A sociedade se transformou também nos costumes, e muito mais rapidamente do que em qualquer outro meio século em toda a sua existência. Quem diria que vovós octogenárias, como as de agora, poderiam contar de suas danças da acima citada década de 1950, quando o rock and roll caracterizou uma mocidade? E essas vovós, ao apreciar a liberdade das netinhas (ou bisnetas) ao anunciar “hoje vou dormir na casa do meu namorado” acolhem com ternura a decisão destes tempos.
Imenso passo, esse! Lamentavelmente, o homem mudou também para pior. Um deputado como aquele dançante que liderava a defesa de Eduardo Cunha – e que derramou para o mesmo posto em relação ao presidente Temer, descoberto em tramoias com empresários sem escrúpulos – acaba premiado com um cargo de ministro.

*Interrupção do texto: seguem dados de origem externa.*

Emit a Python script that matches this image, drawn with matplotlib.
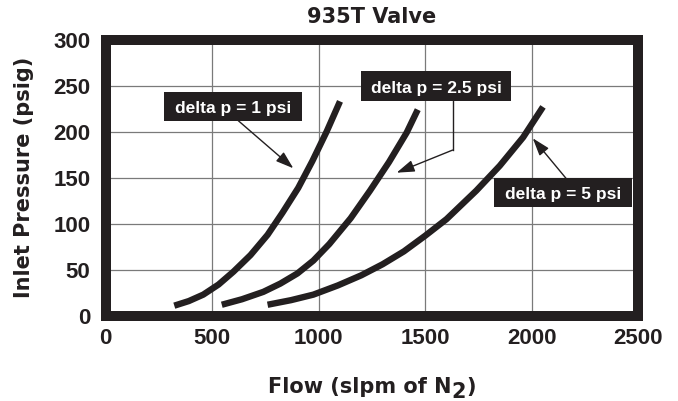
import matplotlib
matplotlib.use("Agg")
import matplotlib.pyplot as plt
from matplotlib.patches import Rectangle

# ---- data ----
x_ticks = [0, 500, 1000, 1500, 2000, 2500]
y_ticks = [0, 50, 100, 150, 200, 250, 300]

flow_1psi = [322, 390, 458, 530, 600, 680, 760, 830, 904, 970, 1037, 1100]
pres_1psi = [11, 16, 23, 34, 48, 66, 88, 112, 139, 168, 200, 233]

flow_2_5psi = [545, 640, 740, 820, 900, 975, 1050, 1150, 1241, 1330, 1413, 1465]
pres_2_5psi = [12, 18, 26, 35, 46, 60, 78, 106, 136, 167, 199, 224]

flow_5psi = [760, 870, 975, 1090, 1200, 1300, 1400, 1500, 1600, 1740, 1850, 1960, 2053]
pres_5psi = [12, 17, 23, 33, 44, 56, 70, 87, 105, 136, 163, 194, 227]

labels = ["delta p = 1 psi", "delta p = 2.5 psi", "delta p = 5 psi"]

DARK = "#231f20"
W, H = 678, 401

fig = plt.figure(figsize=(W / 100, H / 100), dpi=100)
ax = fig.add_axes([105.7 / W, 1 - 315.8 / H, 532.5 / W, 276.1 / H])
ax.set_xlim(0, 2500)
ax.set_ylim(0, 300)
ax.set_xticks(x_ticks)
ax.set_yticks(y_ticks)
ax.grid(True, color="#7a7a7a", lw=0.9, zorder=0)
ax.set_axisbelow(True)
ax.tick_params(length=0, labelsize=16, colors=DARK)
ax.tick_params(axis="x", pad=8.5)
ax.tick_params(axis="y", pad=11)
for lab in ax.get_xticklabels() + ax.get_yticklabels():
    lab.set_fontfamily("Liberation Sans")
    lab.set_fontweight("bold")
for sp in ax.spines.values():
    sp.set_linewidth(7.2)
    sp.set_color(DARK)
    sp.set_zorder(5)

for fx, py in [(flow_1psi, pres_1psi), (flow_2_5psi, pres_2_5psi), (flow_5psi, pres_5psi)]:
    ax.plot(fx, py, color=DARK, lw=4.6, solid_capstyle="butt", solid_joinstyle="round", zorder=3)

# ---- label boxes ----
boxes = [
    (273.7, 920.2, 212.0, 243.5),
    (1198.6, 1902.8, 233.7, 266.0),
    (1823.0, 2469.5, 117.9, 149.4),
]
for (x0, x1, y0, y1), txt in zip(boxes, labels):
    ax.add_patch(Rectangle((x0, y0), x1 - x0, y1 - y0, facecolor=DARK, edgecolor="none", zorder=4))
    ax.text((x0 + x1) / 2, y0 + 8.7, txt, color="white", fontsize=12.5, fontweight="bold",
            family="Liberation Sans", ha="center", va="baseline", zorder=6)

aprops = dict(arrowstyle="-|>,head_length=0.6,head_width=0.2", color=DARK, lw=1.0,
              mutation_scale=18, shrinkA=0, shrinkB=0)
ax.annotate("", xy=(880.8, 160.3), xytext=(622.5, 212.0), arrowprops=aprops, zorder=4)
ax.plot([1629, 1629], [233.7, 180.1], color=DARK, lw=1.0, zorder=4)
ax.annotate("", xy=(1366, 155.5), xytext=(1629, 180.1), arrowprops=aprops, zorder=4)
ax.annotate("", xy=(2005, 192.9), xytext=(2161, 149.4), arrowprops=aprops, zorder=4)

# ---- titles ----
tfont = dict(family="DejaVu Sans", fontweight="bold", fontsize=15, color=DARK)
ax.set_title("935T Valve", pad=12, **tfont)
fig.text(24 / W, 1 - 177.8 / H, "Inlet Pressure (psig)", rotation=90, ha="center", va="center", **tfont)

# x label with lowered full-size "2"
renderer = fig.canvas.get_renderer()
cx = (105.7 + 638.2) / 2 / W
yb = 1 - 393 / H
parts = [("Flow (slpm of N", 0), ("2", -5), (")", 0)]
widths = []
tmp = []
for s, dy in parts:
    t = fig.text(0, 0, s, **tfont)
    widths.append(t.get_window_extent(renderer).width / W)
    t.remove()
total = sum(widths)
xs = cx - total / 2
for (s, dy), w in zip(parts, widths):
    fig.text(xs, yb + dy / H, s, ha="left", va="baseline", **tfont)
    xs += w

fig.savefig("out.png", dpi=100)
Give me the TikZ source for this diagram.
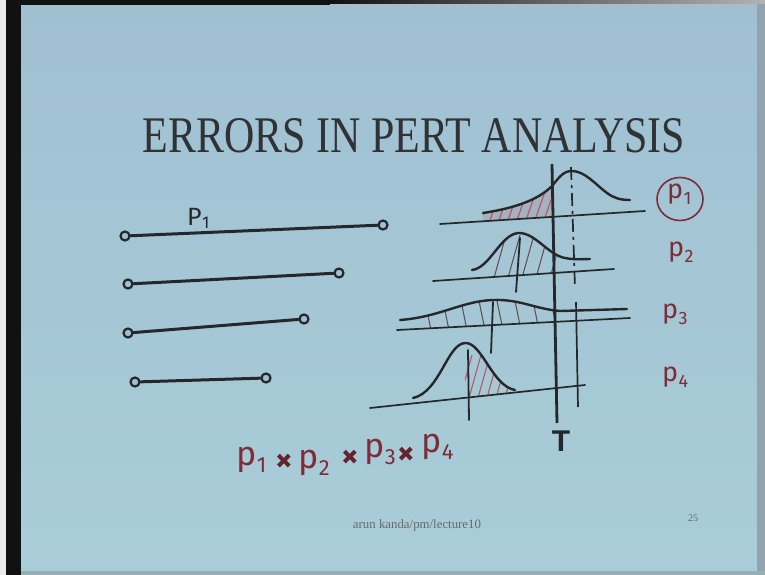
\documentclass[tikz,border=0pt]{standalone}
\usepackage{fontspec}
\usetikzlibrary{shapes.geometric}
\setmainfont{Liberation Serif}
\newfontfamily\handfont{Fira Sans}
\newfontfamily\markfont{Liberation Sans}
\definecolor{slidetop}{HTML}{A0C0D2}
\definecolor{slidelow}{HTML}{A9CDD8}
\definecolor{ink}{HTML}{25282B}
\definecolor{redink}{HTML}{7E2C38}
\definecolor{hatchred}{HTML}{B45A62}
\definecolor{hatchdark}{HTML}{5E4A50}
\definecolor{framedark}{HTML}{111111}
\newcommand\psub[2]{p\kern0.5pt\raisebox{-0.22em}{\fontsize{#2}{#2}\selectfont #1}}
\begin{document}
\begin{tikzpicture}[x=1pt,y=-1pt,
  penline/.style={ink,line width=3pt,line cap=round},
  endpt/.style={circle,draw=ink,line width=2.2pt,fill=slidetop,inner sep=0pt,minimum size=9pt},
  curveline/.style={ink,line width=2.4pt,line cap=round},
  axisline/.style={ink,line width=1.7pt,line cap=round},
  markline/.style={ink,line width=1.8pt,line cap=round},
  hatchline/.style={hatchdark,line width=1pt},
  smallp/.style={font=\handfont\fontsize{27}{27}\selectfont,text=redink,inner sep=0pt,anchor=mid west},
  bigp/.style={font=\handfont\fontsize{34}{34}\selectfont,text=redink,inner sep=0pt,anchor=mid west},
  timessign/.style={font=\handfont\bfseries\fontsize{34}{34}\selectfont,text=redink!80!black,inner sep=0pt}
]
\useasboundingbox (0,0) rectangle (765,575);
% slide background and frame
\shade[top color=slidetop,bottom color=slidelow] (0,0) rectangle (765,575);
\fill[framedark] (0,0) rectangle (21,575);
\fill[gray!15] (0,0) rectangle (6,575);
\fill[framedark] (6,0) rectangle (330,5);
\shade[left color=framedark,right color=gray!60] (330,0) rectangle (765,4);
\fill[gray!45!slidetop] (757,4) rectangle (765,575);
\fill[gray!40!slidelow] (21,571) rectangle (765,575);

% title
\node[anchor=base,inner sep=0pt,text=ink!95] (title) at (414,153)
  {\resizebox{542pt}{34pt}{\fontsize{48}{48}\selectfont ERRORS IN PERT ANALYSIS}};

% activity lines
\node[endpt] (a1) at (125,236) {};
\node[endpt] (b1) at (383,225) {};
\node[endpt] (a2) at (128,284) {};
\node[endpt] (b2) at (339,273) {};
\node[endpt] (a3) at (128,333) {};
\node[endpt] (b3) at (304,319) {};
\node[endpt] (a4) at (135,382) {};
\node[endpt] (b4) at (266,378) {};
\draw[penline] (a1) -- (b1);
\draw[penline] (a2) -- (b2);
\draw[penline] (a3) -- (b3);
\draw[penline] (a4) -- (b4);
\node[font=\handfont\fontsize{25}{25}\selectfont,text=ink,anchor=base west,inner sep=0pt] (lp1) at (187,225) {P\kern0.5pt\raisebox{-0.12em}{\fontsize{17}{17}\selectfont 1}};

% distribution 1
\begin{scope}
\clip (483,213) .. controls (515,208) and (538,200) .. (552,186) -- (553,217) -- (483,221.5) -- cycle;
\fill[hatchred,opacity=0.18] (470,160) rectangle (560,230);
\foreach \x in {470,479,...,560} \draw[hatchred,line width=1.2pt] (\x,226) -- (\x+16,180);
\end{scope}
\draw[axisline] (440,224) -- (645,211);
\draw[curveline] (483,213) .. controls (515,208) and (538,200) .. (552,186)
  .. controls (560,176) and (564,171) .. (572,171)
  .. controls (585,171) and (596,185) .. (607,193)
  .. controls (614,198) and (620,200) .. (630,200);

% distribution 2
\begin{scope}
\clip (472,270) .. controls (490,268) and (500,235) .. (518,233) .. controls (535,232) and (548,255) .. (565,258) .. controls (575,260) and (583,259) .. (590,259) -- (590,270.6) -- (472,278.4) -- cycle;
\foreach \x in {492,506,...,560} \draw[hatchline] (\x,285) -- (\x+14,235);
\end{scope}
\draw[axisline] (433,281) -- (614,269);
\draw[curveline] (472,270) .. controls (490,268) and (500,235) .. (518,233)
  .. controls (535,232) and (548,255) .. (565,258)
  .. controls (575,260) and (583,259) .. (590,259);
\draw[markline] (520,238) -- (516,292);

% distribution 3
\begin{scope}
\clip (402,319) .. controls (440,317) and (462,301) .. (493,300) .. controls (520,299) and (535,309) .. (560,311) -- (560,321.3) -- (402,329.7) -- cycle;
\foreach \x in {424,442,...,552} \draw[hatchline] (\x,296) -- (\x+8,335);
\end{scope}
\draw[curveline] (400,320) .. controls (440,317) and (462,301) .. (493,300)
  .. controls (520,299) and (535,309) .. (560,311) -- (627,309);
\draw[axisline] (397,330) -- (630,318);
\draw[markline] (493,302) -- (491,353);

% distribution 4
\begin{scope}
\clip (465,343) .. controls (482,342) and (492,386) .. (515,390) -- (515,392.5) -- (465,397.8) -- cycle;
\foreach \x in {458,467,...,515} \draw[hatchred,line width=1.1pt] (\x,405) -- (\x+14,355);
\end{scope}
\draw[axisline] (370,408) -- (585,385);
\draw[curveline] (413,398) .. controls (440,392) and (447,344) .. (465,343)
  .. controls (482,342) and (492,386) .. (515,390);
\draw[markline] (468,350) -- (469,420);

% limit T and mean line
\node[font=\markfont\bfseries\fontsize{30}{30}\selectfont,text=ink,anchor=north,inner sep=0pt] (tl) at (561,431) {T};
\coordinate (ttop) at (552,164);
\coordinate (tbot) at (557,423);
\draw[ink,line width=2.8pt] (ttop) -- (tbot);
\coordinate (dtop) at (571,167);
\coordinate (dmid) at (575,288);
\coordinate (dlow) at (576,302);
\coordinate (dbot) at (578,407);
\draw[ink,line width=1.7pt,dash pattern=on 13pt off 5pt on 3pt off 5pt] (dtop) -- (dmid);
\draw[ink,line width=1.7pt] (dlow) -- (dbot);

% right labels
\node[smallp] (r1) at (667,196) {\psub{1}{18}};
\node[ellipse,draw=redink,line width=1.6pt,minimum width=46pt,minimum height=43pt,inner sep=0pt] (ring) at (680,199) {};
\node[smallp] (r2) at (668,254) {\psub{2}{18}};
\node[smallp] (r3) at (662,316) {\psub{3}{18}};
\node[smallp] (r4) at (662,379) {\psub{4}{18}};

% product
\node[bigp] (f1) at (236,463) {\psub{1}{22}};
\node[timessign] (x1) at (284,463) {×};
\node[bigp] (f2) at (298,466) {\psub{2}{22}};
\node[timessign] (x2) at (350,459) {×};
\node[bigp] (f3) at (364,455) {\psub{3}{22}};
\node[timessign] (x3) at (406,456) {×};
\node[bigp] (f4) at (421,450) {\psub{4}{22}};

% footer
\node[inner sep=0pt,text=ink!70] (foot) at (417,525) {\resizebox{128pt}{!}{\fontsize{11}{11}\selectfont arun kanda/pm/lecture10}};
\node[inner sep=0pt,text=ink!70,font=\fontsize{10}{10}\selectfont] (pg) at (693,518) {25};
\end{tikzpicture}
\end{document}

Mulheres também mudaram. A recém nomeada ministra do Trabalho foi, há bem pouco tempo, condenada em ação na esfera da Justiça do Trabalho. E seu suplente é um “político” que foi condenado por prática de pedofilia e exploração sexual de menores – mas foi agraciado com um habeas corpus providencial. Ou seja, também a Justiça mudou muito (e, em alguns informes, para pior).
Pelo visto, ser “do mal” é capacitação para o ministério de Temer. Lá já estavam aqueles dois denunciados ao lado dele, o presidente; por lá já passou o Geddel, e de lá saiu o antecessor da filha de Roberto Jefferson – aquele mesmo que publicou uma portaria modificando o conceito de trabalho escravo (uma decisão que agradou fortemente a “classe produtora” do campo, inclusive o ministro da Agricultura). E o governo fez vistas grossas ao que o Judiciário decidiu sobre a tal portaria, que só foi revogada após a saída de seu autor.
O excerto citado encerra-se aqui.